## WORK TO COMPLETE
Leave out the pictures, then reproduce the rest of the material exactly.
================================
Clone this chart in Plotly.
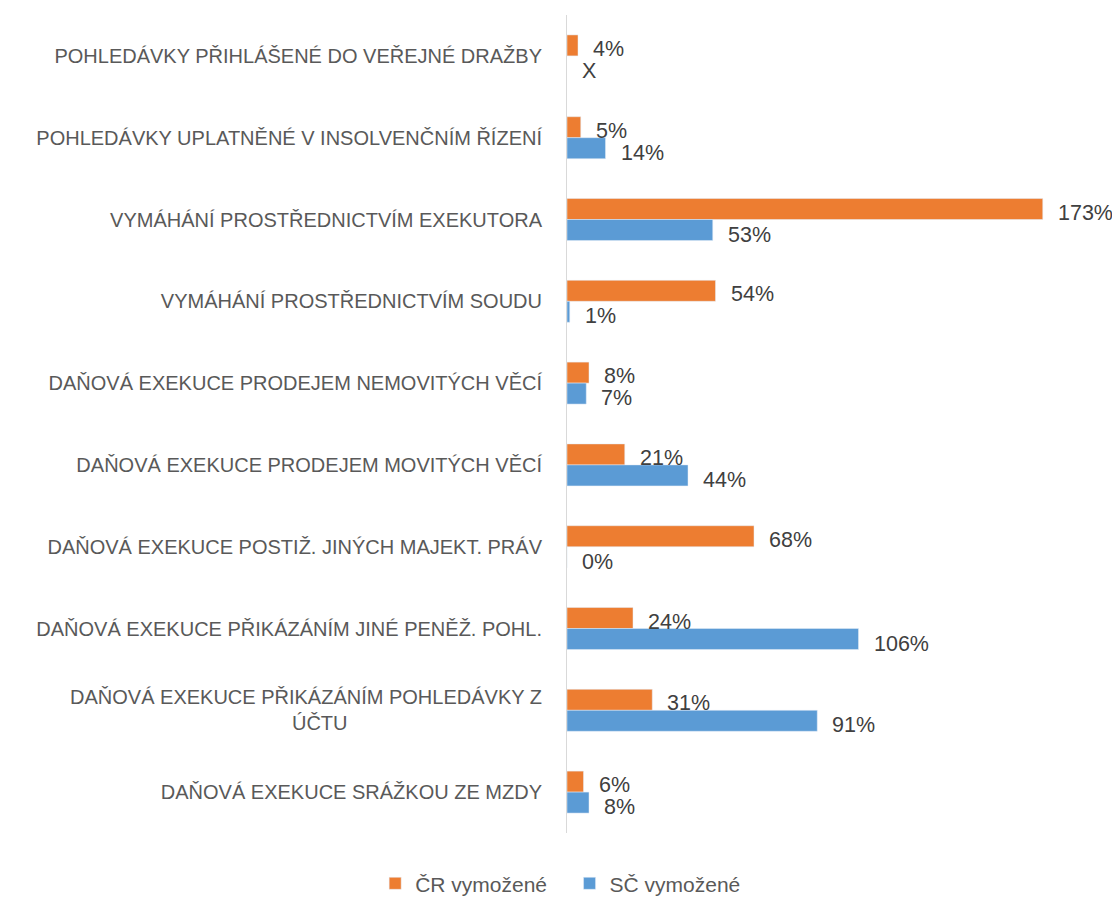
import plotly.graph_objects as go

categories = [
    "POHLEDÁVKY PŘIHLÁŠENÉ DO VEŘEJNÉ DRAŽBY",
    "POHLEDÁVKY UPLATNĚNÉ V INSOLVENČNÍM ŘÍZENÍ",
    "VYMÁHÁNÍ PROSTŘEDNICTVÍM EXEKUTORA",
    "VYMÁHÁNÍ PROSTŘEDNICTVÍM SOUDU",
    "DAŇOVÁ EXEKUCE PRODEJEM NEMOVITÝCH VĚCÍ",
    "DAŇOVÁ EXEKUCE PRODEJEM MOVITÝCH VĚCÍ",
    "DAŇOVÁ EXEKUCE POSTIŽ. JINÝCH MAJEKT. PRÁV",
    "DAŇOVÁ EXEKUCE PŘIKÁZÁNÍM JINÉ PENĚŽ. POHL.",
    "DAŇOVÁ EXEKUCE PŘIKÁZÁNÍM POHLEDÁVKY Z<br>ÚČTU" + "\u00a0" * 35,
    "DAŇOVÁ EXEKUCE SRÁŽKOU ZE MZDY",
]
cr_vymozene = [4, 5, 173, 54, 8, 21, 68, 24, 31, 6]
sc_vymozene = [None, 14, 53, 1, 7, 44, 0, 106, 91, 8]

ORANGE = "#ED7D31"
BLUE = "#5B9BD5"
FONT = "Liberation Sans"

fig = go.Figure()
fig.add_trace(go.Bar(y=categories, x=cr_vymozene, orientation="h",
                     name="ČR vymožené" + "\u00a0" * 3, marker_color=ORANGE))
fig.add_trace(go.Bar(y=categories, x=sc_vymozene, orientation="h",
                     name="SČ vymožené", marker_color=BLUE))

# data labels, placed to the right of each bar end
for cat, v in zip(categories, cr_vymozene):
    fig.add_annotation(x=v, y=cat, text=f"{v}%", showarrow=False, xanchor="left",
                       xshift=13, yshift=7, font=dict(size=21.5, color="#404040", family=FONT))
for cat, v in zip(categories, sc_vymozene):
    fig.add_annotation(x=v if v is not None else 0, y=cat,
                       text=f"{v}%" if v is not None else "X", showarrow=False,
                       xanchor="left", xshift=13, yshift=-15,
                       font=dict(size=21.5, color="#404040", family=FONT))

# page body has an 8px margin, so the figure is a bit smaller than the window
fig.update_layout(
    width=1112, height=889,
    margin=dict(l=559, r=3, t=7, b=64),
    paper_bgcolor="white", plot_bgcolor="white",
    barmode="group", bargap=0.487, bargroupgap=0,
    font=dict(family=FONT, color="#595959", size=20),
    legend=dict(orientation="h", xref="container", x=0.497, xanchor="center",
                yref="container", y=0.015, yanchor="middle",
                font=dict(size=21, color="#595959"), itemwidth=30,
                traceorder="normal"),
    xaxis=dict(range=[0, 200], showticklabels=False, showgrid=False, zeroline=False,
               automargin=False),
    yaxis=dict(autorange="reversed", showline=True, linecolor="#d9d9d9", linewidth=1,
               showgrid=False, ticks="", ticklabelstandoff=20, automargin=False,
               tickfont=dict(size=20, color="#595959")),
)

fig.write_html("out.html")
================================
## CORRECT RESULT
Clone this chart in Plotly.
import plotly.graph_objects as go

categories = [
    "POHLEDÁVKY PŘIHLÁŠENÉ DO VEŘEJNÉ DRAŽBY",
    "POHLEDÁVKY UPLATNĚNÉ V INSOLVENČNÍM ŘÍZENÍ",
    "VYMÁHÁNÍ PROSTŘEDNICTVÍM EXEKUTORA",
    "VYMÁHÁNÍ PROSTŘEDNICTVÍM SOUDU",
    "DAŇOVÁ EXEKUCE PRODEJEM NEMOVITÝCH VĚCÍ",
    "DAŇOVÁ EXEKUCE PRODEJEM MOVITÝCH VĚCÍ",
    "DAŇOVÁ EXEKUCE POSTIŽ. JINÝCH MAJEKT. PRÁV",
    "DAŇOVÁ EXEKUCE PŘIKÁZÁNÍM JINÉ PENĚŽ. POHL.",
    "DAŇOVÁ EXEKUCE PŘIKÁZÁNÍM POHLEDÁVKY Z<br>ÚČTU" + "\u00a0" * 35,
    "DAŇOVÁ EXEKUCE SRÁŽKOU ZE MZDY",
]
cr_vymozene = [4, 5, 173, 54, 8, 21, 68, 24, 31, 6]
sc_vymozene = [None, 14, 53, 1, 7, 44, 0, 106, 91, 8]

ORANGE = "#ED7D31"
BLUE = "#5B9BD5"
FONT = "Liberation Sans"

fig = go.Figure()
fig.add_trace(go.Bar(y=categories, x=cr_vymozene, orientation="h",
                     name="ČR vymožené" + "\u00a0" * 3, marker_color=ORANGE))
fig.add_trace(go.Bar(y=categories, x=sc_vymozene, orientation="h",
                     name="SČ vymožené", marker_color=BLUE))

# data labels, placed to the right of each bar end
for cat, v in zip(categories, cr_vymozene):
    fig.add_annotation(x=v, y=cat, text=f"{v}%", showarrow=False, xanchor="left",
                       xshift=13, yshift=7, font=dict(size=21.5, color="#404040", family=FONT))
for cat, v in zip(categories, sc_vymozene):
    fig.add_annotation(x=v if v is not None else 0, y=cat,
                       text=f"{v}%" if v is not None else "X", showarrow=False,
                       xanchor="left", xshift=13, yshift=-15,
                       font=dict(size=21.5, color="#404040", family=FONT))

# page body has an 8px margin, so the figure is a bit smaller than the window
fig.update_layout(
    width=1112, height=889,
    margin=dict(l=559, r=3, t=7, b=64),
    paper_bgcolor="white", plot_bgcolor="white",
    barmode="group", bargap=0.487, bargroupgap=0,
    font=dict(family=FONT, color="#595959", size=20),
    legend=dict(orientation="h", xref="container", x=0.497, xanchor="center",
                yref="container", y=0.015, yanchor="middle",
                font=dict(size=21, color="#595959"), itemwidth=30,
                traceorder="normal"),
    xaxis=dict(range=[0, 200], showticklabels=False, showgrid=False, zeroline=False,
               automargin=False),
    yaxis=dict(autorange="reversed", showline=True, linecolor="#d9d9d9", linewidth=1,
               showgrid=False, ticks="", ticklabelstandoff=20, automargin=False,
               tickfont=dict(size=20, color="#595959")),
)

fig.write_html("out.html")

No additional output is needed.